Dad Wheatley

Personal information
- Full name: Alfred William Gregory Wheatley
- Nickname: dad
- Nationality: Australian
- Born: Alfred William Gregory 20 October 1882 St Kilda, Victoria, Australia
- Died: 1 March 1961 (aged 78)

Sport
- Country: Australia
- Sport: Track and field

= Dad Wheatley =

Australian athletics competitor

Alfred William Gregory "Dad" Wheatley (20 October 1882 – 1 March 1961), born in St Kilda, Victoria, was an Australian sportsman. He competed in the 1906 Intercalated Games as a middle distance runner.

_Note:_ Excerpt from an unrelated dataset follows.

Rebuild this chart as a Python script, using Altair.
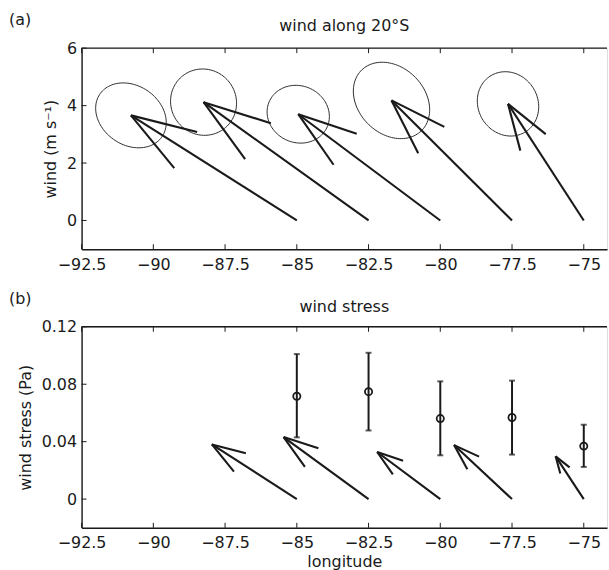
import numpy as np
import pandas as pd
import altair as alt

# ---------------------------------------------------------------- data
lon = [-85.0, -82.5, -80.0, -77.5, -75.0]
lon_ticks = [-92.5, -90.0, -87.5, -85.0, -82.5, -80.0, -77.5, -75.0]

# (a) mean wind: zonal part drawn in degrees of longitude, meridional in m/s
wind_u = [-5.78, -5.75, -4.95, -4.20, -2.64]
wind_v = [3.66, 4.12, 3.70, 4.18, 4.06]
# variability ellipses around the arrow tips: half extents and u-v correlation
ell_hx = [1.23, 1.15, 1.085, 1.33, 1.07]
ell_hy = [1.13, 1.155, 1.006, 1.33, 1.12]
ell_rho = [-0.22, -0.03, -0.08, -0.245, -0.09]
wind_ticks = [0, 2, 4, 6]

# (b) mean wind stress vectors and stress magnitude with its range
stress_u = [-2.96, -2.96, -2.20, -2.02, -0.98]
stress_v = [0.0381, 0.0432, 0.0328, 0.0376, 0.0298]
stress_mag = [0.0716, 0.0748, 0.0561, 0.0568, 0.0369]
stress_lo = [0.0430, 0.0478, 0.0305, 0.0310, 0.0224]
stress_hi = [0.1010, 0.1019, 0.0820, 0.0825, 0.0518]
stress_ticks = [0, 0.04, 0.08, 0.12]
STRESS_UNIT = 0.02  # Pa drawn as one degree of longitude

FONT = "DejaVu Sans"
INK = "#1a1a1a"
W, H = 528, 202
X_DOMAIN = [-92.5, -74.19]


def quiver(x0, u, v, yunit=1.0, alpha=0.33, beta=0.33):
    """Shaft and two barbs per vector, quiver-style heads in plot units."""
    rows = []
    for k, (x, du, dv) in enumerate(zip(x0, u, v)):
        dv = dv / yunit
        tx, ty = x + du, dv
        rows.append(dict(k=k, x=x, y=0.0, x2=tx, y2=ty))
        rows.append(dict(k=k, x=tx, y=ty,
                         x2=tx - alpha * (du + beta * dv),
                         y2=ty - alpha * (dv - beta * du)))
        rows.append(dict(k=k, x=tx, y=ty,
                         x2=tx - alpha * (du - beta * dv),
                         y2=ty - alpha * (dv + beta * du)))
    df = pd.DataFrame(rows)
    df["y"] = df["y"] * yunit
    df["y2"] = df["y2"] * yunit
    return df


def ellipses():
    t = np.linspace(0, 2 * np.pi, 121)
    parts = []
    for k in range(len(lon)):
        cx, cy = lon[k] + wind_u[k], wind_v[k]
        r = ell_rho[k]
        parts.append(pd.DataFrame({
            "k": k, "t": t,
            "x": cx + ell_hx[k] * np.cos(t),
            "y": cy + ell_hy[k] * (r * np.cos(t) + np.sqrt(1 - r * r) * np.sin(t)),
        }))
    return pd.concat(parts, ignore_index=True)


xscale = alt.Scale(domain=X_DOMAIN, nice=False, zero=False)


def x_axis(title):
    kw = dict(values=lon_ticks, format=".1~f", ticks=False, tickSize=0,
              labelPadding=7, labelFlush=False, labelOverlap=False, grid=False,
              domainColor=INK, domainWidth=1.4, labelFont=FONT, labelFontSize=16,
              labelColor=INK, titleFont=FONT, titleFontSize=16,
              titleFontWeight="normal", titleColor=INK, titlePadding=3)
    return alt.Axis(title=title, **kw)


def y_axis(values, fmt, title):
    return alt.Axis(values=values, format=fmt, ticks=False, tickSize=0,
                    labelPadding=5, labelFlush=False, labelOverlap=False, grid=False,
                    domainColor=INK, domainWidth=1.4, labelFont=FONT, labelFontSize=16,
                    labelColor=INK, title=title, titleFont=FONT, titleFontSize=16,
                    titleFontWeight="normal", titleColor=INK, titlePadding=8)


def frame_layers(xax, yenc, yticks):
    """Top border and inward tick marks on all drawn sides."""
    top = alt.Chart(pd.DataFrame({"v": [0]})).mark_rule(
        color=INK, strokeWidth=1.4).encode(
        x=alt.value(0), x2=alt.value(W), y=alt.value(0))
    xt = pd.DataFrame({"x": lon_ticks})
    tick_top = alt.Chart(xt).mark_rule(color=INK, strokeWidth=1).encode(
        x=alt.X("x:Q", scale=xscale, axis=xax), y=alt.value(0), y2=alt.value(5))
    tick_bot = alt.Chart(xt).mark_rule(color=INK, strokeWidth=1).encode(
        x=alt.X("x:Q", scale=xscale, axis=xax), y=alt.value(H), y2=alt.value(H - 5))
    yt = pd.DataFrame({"y": yticks})
    tick_left = alt.Chart(yt).mark_rule(color=INK, strokeWidth=1).encode(
        y=yenc("y"), x=alt.value(0), x2=alt.value(5))
    return [top, tick_top, tick_bot, tick_left]


def label(text, x, y, align):
    return alt.Chart(pd.DataFrame({"s": [text]})).mark_text(
        align=align, baseline="alphabetic", font=FONT, fontSize=16, color=INK
    ).encode(x=alt.value(x), y=alt.value(y), text="s:N")


# ---------------------------------------------------------------- panel (a)
xax_a = x_axis(None)
ysc_a = alt.Scale(domain=[-1, 6], nice=False, zero=False)
yax_a = y_axis(wind_ticks, "d", "wind (m s\u207b\u00b9)")


def ya(field):
    return alt.Y(f"{field}:Q", scale=ysc_a, axis=yax_a)


arrows_a = alt.Chart(quiver(lon, wind_u, wind_v)).mark_rule(
    color=INK, strokeWidth=2.1).encode(
    x=alt.X("x:Q", scale=xscale, axis=xax_a), x2="x2:Q", y=ya("y"), y2="y2:Q")

ell = alt.Chart(ellipses()).mark_line(color="#2b2b2b", strokeWidth=1).encode(
    x=alt.X("x:Q", scale=xscale, axis=xax_a), y=ya("y"), detail="k:N", order="t:Q")

panel_a = alt.layer(
    ell, arrows_a, *frame_layers(xax_a, ya, wind_ticks),
    label("(a)", -73, -23, "left"),
    label("wind along 20°S", W / 2, -17, "center"),
).properties(width=W, height=H)

# ---------------------------------------------------------------- panel (b)
xax_b = x_axis("longitude")
ysc_b = alt.Scale(domain=[-0.02, 0.12], nice=False, zero=False)
yax_b = y_axis(stress_ticks, ".2~f", "wind stress (Pa)")


def yb(field):
    return alt.Y(f"{field}:Q", scale=ysc_b, axis=yax_b)


arrows_b = alt.Chart(quiver(lon, stress_u, stress_v, yunit=STRESS_UNIT)).mark_rule(
    color=INK, strokeWidth=2.1).encode(
    x=alt.X("x:Q", scale=xscale, axis=xax_b), x2="x2:Q", y=yb("y"), y2="y2:Q")

bars = pd.DataFrame({"x": lon, "mag": stress_mag, "lo": stress_lo, "hi": stress_hi})
err = alt.Chart(bars).mark_rule(color=INK, strokeWidth=2).encode(
    x=alt.X("x:Q", scale=xscale, axis=xax_b), y=yb("lo"), y2="hi:Q")
cap_lo = alt.Chart(bars).mark_tick(
    color=INK, orient="horizontal", size=6, thickness=2).encode(
    x=alt.X("x:Q", scale=xscale, axis=xax_b), y=yb("lo"))
cap_hi = alt.Chart(bars).mark_tick(
    color=INK, orient="horizontal", size=6, thickness=2).encode(
    x=alt.X("x:Q", scale=xscale, axis=xax_b), y=yb("hi"))
dots = alt.Chart(bars).mark_point(
    shape="circle", filled=False, color=INK, size=52, strokeWidth=1.8,
    opacity=1).encode(
    x=alt.X("x:Q", scale=xscale, axis=xax_b), y=yb("mag"))

panel_b = alt.layer(
    arrows_b, err, cap_lo, cap_hi, dots, *frame_layers(xax_b, yb, stress_ticks),
    label("(b)", -73, -23, "left"),
    label("wind stress", W / 2, -14.5, "center"),
).properties(width=W, height=H)

chart = alt.vconcat(panel_a, panel_b, spacing=78, bounds="flush").properties(
    padding={"left": 8, "top": 10, "right": 0, "bottom": 0},
).configure_view(stroke=None).configure(background="white")

chart.save("out.html", embed_options={"renderer": "svg", "actions": False})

Wheatley, running for the East Melbourne Harriers, won the 880 yard and 1 mile events at the 1905 Australian Athletics Championships. The following year he sailed to Athens to compete in the 1906 Intercalated Games, he entered two events, the 800 metres and the 1500 metres. In the 800 metres he had to be content with third place in his heat and so didn't qualify for the final. He fared better in the 1500 metres, finishing fourth in his heat which was good enough to qualify for the final, in the final, he was in second place on entering the final lap, but in the end he finished in fourth place, 13 yards behind the bronze medal position.

Three years later in 1909, Wheatley again won the 880 yard and 1 mile events at the Australian Athletics Championships.

In 1912, while attempting to gain selection for the 1912 Summer Olympics, Wheatley broke down in training and was forced to retire from competitive athletics.

When his brother Noel, was killed in the Gallipoli Campaign in 1915, Wheatley signed up with the Australian forces and served four years across Europe and Egypt, reaching the rank of Sergeant-Major.

Wheatley was an accountant by profession and died in 1961, aged 78 years old.